● **The request**
Quote every line below exactly and skip any picture.

● **Collected data**
------------------------
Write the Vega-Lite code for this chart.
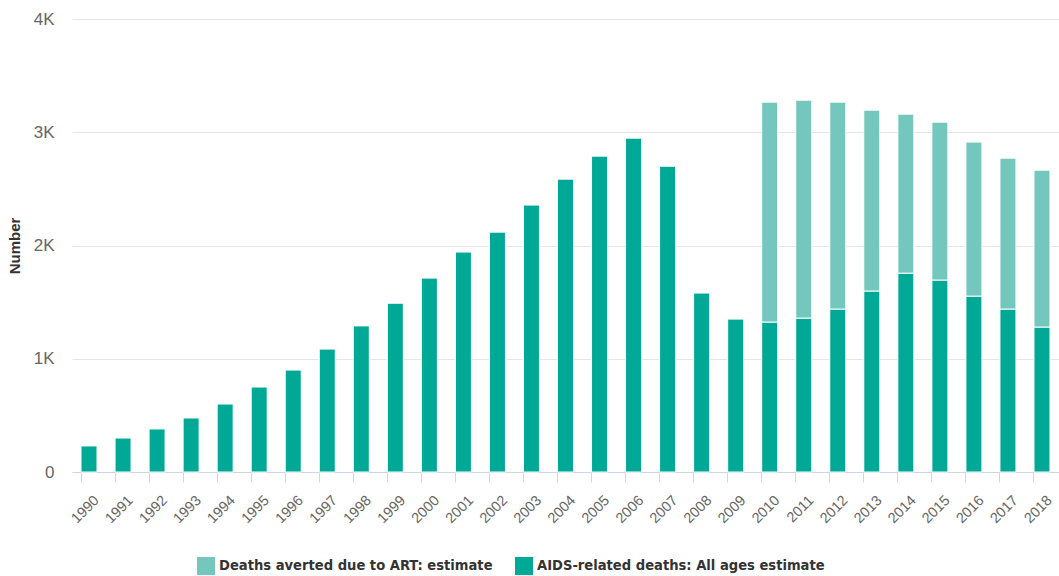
{
  "$schema": "https://vega.github.io/schema/vega-lite/v6.json",
  "width": 987,
  "height": 453,
  "autosize": {"type": "none"},
  "padding": {"left": 72, "top": 19, "right": 0, "bottom": 104},
  "background": "white",
  "data": {
    "values": [
      {"year": "1990", "series": "AIDS-related deaths: All ages estimate", "value": 230},
      {"year": "1991", "series": "AIDS-related deaths: All ages estimate", "value": 300},
      {"year": "1992", "series": "AIDS-related deaths: All ages estimate", "value": 380},
      {"year": "1993", "series": "AIDS-related deaths: All ages estimate", "value": 477},
      {"year": "1994", "series": "AIDS-related deaths: All ages estimate", "value": 600},
      {"year": "1995", "series": "AIDS-related deaths: All ages estimate", "value": 750},
      {"year": "1996", "series": "AIDS-related deaths: All ages estimate", "value": 900},
      {"year": "1997", "series": "AIDS-related deaths: All ages estimate", "value": 1085},
      {"year": "1998", "series": "AIDS-related deaths: All ages estimate", "value": 1290},
      {"year": "1999", "series": "AIDS-related deaths: All ages estimate", "value": 1490},
      {"year": "2000", "series": "AIDS-related deaths: All ages estimate", "value": 1712},
      {"year": "2001", "series": "AIDS-related deaths: All ages estimate", "value": 1942},
      {"year": "2002", "series": "AIDS-related deaths: All ages estimate", "value": 2118},
      {"year": "2003", "series": "AIDS-related deaths: All ages estimate", "value": 2357},
      {"year": "2004", "series": "AIDS-related deaths: All ages estimate", "value": 2586},
      {"year": "2005", "series": "AIDS-related deaths: All ages estimate", "value": 2789},
      {"year": "2006", "series": "AIDS-related deaths: All ages estimate", "value": 2948},
      {"year": "2007", "series": "AIDS-related deaths: All ages estimate", "value": 2700},
      {"year": "2008", "series": "AIDS-related deaths: All ages estimate", "value": 1580},
      {"year": "2009", "series": "AIDS-related deaths: All ages estimate", "value": 1350},
      {"year": "2010", "series": "AIDS-related deaths: All ages estimate", "value": 1324},
      {"year": "2011", "series": "AIDS-related deaths: All ages estimate", "value": 1359},
      {"year": "2012", "series": "AIDS-related deaths: All ages estimate", "value": 1439},
      {"year": "2013", "series": "AIDS-related deaths: All ages estimate", "value": 1598},
      {"year": "2014", "series": "AIDS-related deaths: All ages estimate", "value": 1756},
      {"year": "2015", "series": "AIDS-related deaths: All ages estimate", "value": 1695},
      {"year": "2016", "series": "AIDS-related deaths: All ages estimate", "value": 1553},
      {"year": "2017", "series": "AIDS-related deaths: All ages estimate", "value": 1439},
      {"year": "2018", "series": "AIDS-related deaths: All ages estimate", "value": 1280},
      {"year": "2010", "series": "Deaths averted due to ART: estimate", "value": 1942},
      {"year": "2011", "series": "Deaths averted due to ART: estimate", "value": 1924},
      {"year": "2012", "series": "Deaths averted due to ART: estimate", "value": 1827},
      {"year": "2013", "series": "Deaths averted due to ART: estimate", "value": 1597},
      {"year": "2014", "series": "Deaths averted due to ART: estimate", "value": 1404},
      {"year": "2015", "series": "Deaths averted due to ART: estimate", "value": 1394},
      {"year": "2016", "series": "Deaths averted due to ART: estimate", "value": 1360},
      {"year": "2017", "series": "Deaths averted due to ART: estimate", "value": 1332},
      {"year": "2018", "series": "Deaths averted due to ART: estimate", "value": 1385}
    ]
  },
  "mark": {"type": "bar", "stroke": "white", "strokeWidth": 1},
  "encoding": {
    "x": {
      "field": "year",
      "type": "ordinal",
      "scale": {"paddingInner": 0.53, "paddingOuter": 0.265},
      "axis": {
        "title": null,
        "labelAngle": -45,
        "labelFont": "Liberation Sans",
        "labelFontSize": 14.5,
        "labelColor": "#666666",
        "domainColor": "#ccd6eb",
        "tickColor": "#ccd6eb",
        "tickSize": 10,
        "bandPosition": 0,
        "labelPadding": 11,
        "labelOffset": 3,
        "grid": false
      }
    },
    "y": {
      "field": "value",
      "type": "quantitative",
      "stack": "zero",
      "scale": {"domain": [0, 4000], "nice": false},
      "axis": {
        "title": "Number",
        "titleFont": "Liberation Sans",
        "titleFontSize": 15,
        "titleFontWeight": "bold",
        "titleColor": "#333333",
        "titlePadding": 11,
        "values": [0, 1000, 2000, 3000, 4000],
        "labelExpr": "datum.value == 0 ? '0' : (datum.value / 1000) + 'K'",
        "labelFont": "Liberation Sans",
        "labelFontSize": 17,
        "labelColor": "#666666",
        "labelPadding": 18,
        "ticks": false,
        "domain": false,
        "grid": true,
        "gridColor": "#e6e6e6"
      }
    },
    "color": {
      "field": "series",
      "type": "nominal",
      "scale": {
        "domain": ["Deaths averted due to ART: estimate", "AIDS-related deaths: All ages estimate"],
        "range": ["#73c7bd", "#00a896"]
      },
      "legend": {
        "title": null,
        "orient": "none",
        "direction": "horizontal",
        "legendX": 125,
        "legendY": 538,
        "symbolType": "square",
        "symbolSize": 324,
        "symbolStrokeWidth": 0,
        "labelFont": "DejaVu Sans Condensed",
        "labelFontSize": 14.6,
        "labelFontWeight": "bold",
        "labelColor": "#333333",
        "columnPadding": 22,
        "labelLimit": 400
      }
    },
    "order": {"field": "series", "sort": "ascending"}
  },
  "config": {"view": {"stroke": null}}
}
------------------------
● **Solution to the exercise**
Write the Vega-Lite code for this chart.
{
  "$schema": "https://vega.github.io/schema/vega-lite/v6.json",
  "width": 987,
  "height": 453,
  "autosize": {"type": "none"},
  "padding": {"left": 72, "top": 19, "right": 0, "bottom": 104},
  "background": "white",
  "data": {
    "values": [
      {"year": "1990", "series": "AIDS-related deaths: All ages estimate", "value": 230},
      {"year": "1991", "series": "AIDS-related deaths: All ages estimate", "value": 300},
      {"year": "1992", "series": "AIDS-related deaths: All ages estimate", "value": 380},
      {"year": "1993", "series": "AIDS-related deaths: All ages estimate", "value": 477},
      {"year": "1994", "series": "AIDS-related deaths: All ages estimate", "value": 600},
      {"year": "1995", "series": "AIDS-related deaths: All ages estimate", "value": 750},
      {"year": "1996", "series": "AIDS-related deaths: All ages estimate", "value": 900},
      {"year": "1997", "series": "AIDS-related deaths: All ages estimate", "value": 1085},
      {"year": "1998", "series": "AIDS-related deaths: All ages estimate", "value": 1290},
      {"year": "1999", "series": "AIDS-related deaths: All ages estimate", "value": 1490},
      {"year": "2000", "series": "AIDS-related deaths: All ages estimate", "value": 1712},
      {"year": "2001", "series": "AIDS-related deaths: All ages estimate", "value": 1942},
      {"year": "2002", "series": "AIDS-related deaths: All ages estimate", "value": 2118},
      {"year": "2003", "series": "AIDS-related deaths: All ages estimate", "value": 2357},
      {"year": "2004", "series": "AIDS-related deaths: All ages estimate", "value": 2586},
      {"year": "2005", "series": "AIDS-related deaths: All ages estimate", "value": 2789},
      {"year": "2006", "series": "AIDS-related deaths: All ages estimate", "value": 2948},
      {"year": "2007", "series": "AIDS-related deaths: All ages estimate", "value": 2700},
      {"year": "2008", "series": "AIDS-related deaths: All ages estimate", "value": 1580},
      {"year": "2009", "series": "AIDS-related deaths: All ages estimate", "value": 1350},
      {"year": "2010", "series": "AIDS-related deaths: All ages estimate", "value": 1324},
      {"year": "2011", "series": "AIDS-related deaths: All ages estimate", "value": 1359},
      {"year": "2012", "series": "AIDS-related deaths: All ages estimate", "value": 1439},
      {"year": "2013", "series": "AIDS-related deaths: All ages estimate", "value": 1598},
      {"year": "2014", "series": "AIDS-related deaths: All ages estimate", "value": 1756},
      {"year": "2015", "series": "AIDS-related deaths: All ages estimate", "value": 1695},
      {"year": "2016", "series": "AIDS-related deaths: All ages estimate", "value": 1553},
      {"year": "2017", "series": "AIDS-related deaths: All ages estimate", "value": 1439},
      {"year": "2018", "series": "AIDS-related deaths: All ages estimate", "value": 1280},
      {"year": "2010", "series": "Deaths averted due to ART: estimate", "value": 1942},
      {"year": "2011", "series": "Deaths averted due to ART: estimate", "value": 1924},
      {"year": "2012", "series": "Deaths averted due to ART: estimate", "value": 1827},
      {"year": "2013", "series": "Deaths averted due to ART: estimate", "value": 1597},
      {"year": "2014", "series": "Deaths averted due to ART: estimate", "value": 1404},
      {"year": "2015", "series": "Deaths averted due to ART: estimate", "value": 1394},
      {"year": "2016", "series": "Deaths averted due to ART: estimate", "value": 1360},
      {"year": "2017", "series": "Deaths averted due to ART: estimate", "value": 1332},
      {"year": "2018", "series": "Deaths averted due to ART: estimate", "value": 1385}
    ]
  },
  "mark": {"type": "bar", "stroke": "white", "strokeWidth": 1},
  "encoding": {
    "x": {
      "field": "year",
      "type": "ordinal",
      "scale": {"paddingInner": 0.53, "paddingOuter": 0.265},
      "axis": {
        "title": null,
        "labelAngle": -45,
        "labelFont": "Liberation Sans",
        "labelFontSize": 14.5,
        "labelColor": "#666666",
        "domainColor": "#ccd6eb",
        "tickColor": "#ccd6eb",
        "tickSize": 10,
        "bandPosition": 0,
        "labelPadding": 11,
        "labelOffset": 3,
        "grid": false
      }
    },
    "y": {
      "field": "value",
      "type": "quantitative",
      "stack": "zero",
      "scale": {"domain": [0, 4000], "nice": false},
      "axis": {
        "title": "Number",
        "titleFont": "Liberation Sans",
        "titleFontSize": 15,
        "titleFontWeight": "bold",
        "titleColor": "#333333",
        "titlePadding": 11,
        "values": [0, 1000, 2000, 3000, 4000],
        "labelExpr": "datum.value == 0 ? '0' : (datum.value / 1000) + 'K'",
        "labelFont": "Liberation Sans",
        "labelFontSize": 17,
        "labelColor": "#666666",
        "labelPadding": 18,
        "ticks": false,
        "domain": false,
        "grid": true,
        "gridColor": "#e6e6e6"
      }
    },
    "color": {
      "field": "series",
      "type": "nominal",
      "scale": {
        "domain": ["Deaths averted due to ART: estimate", "AIDS-related deaths: All ages estimate"],
        "range": ["#73c7bd", "#00a896"]
      },
      "legend": {
        "title": null,
        "orient": "none",
        "direction": "horizontal",
        "legendX": 125,
        "legendY": 538,
        "symbolType": "square",
        "symbolSize": 324,
        "symbolStrokeWidth": 0,
        "labelFont": "DejaVu Sans Condensed",
        "labelFontSize": 14.6,
        "labelFontWeight": "bold",
        "labelColor": "#333333",
        "columnPadding": 22,
        "labelLimit": 400
      }
    },
    "order": {"field": "series", "sort": "ascending"}
  },
  "config": {"view": {"stroke": null}}
}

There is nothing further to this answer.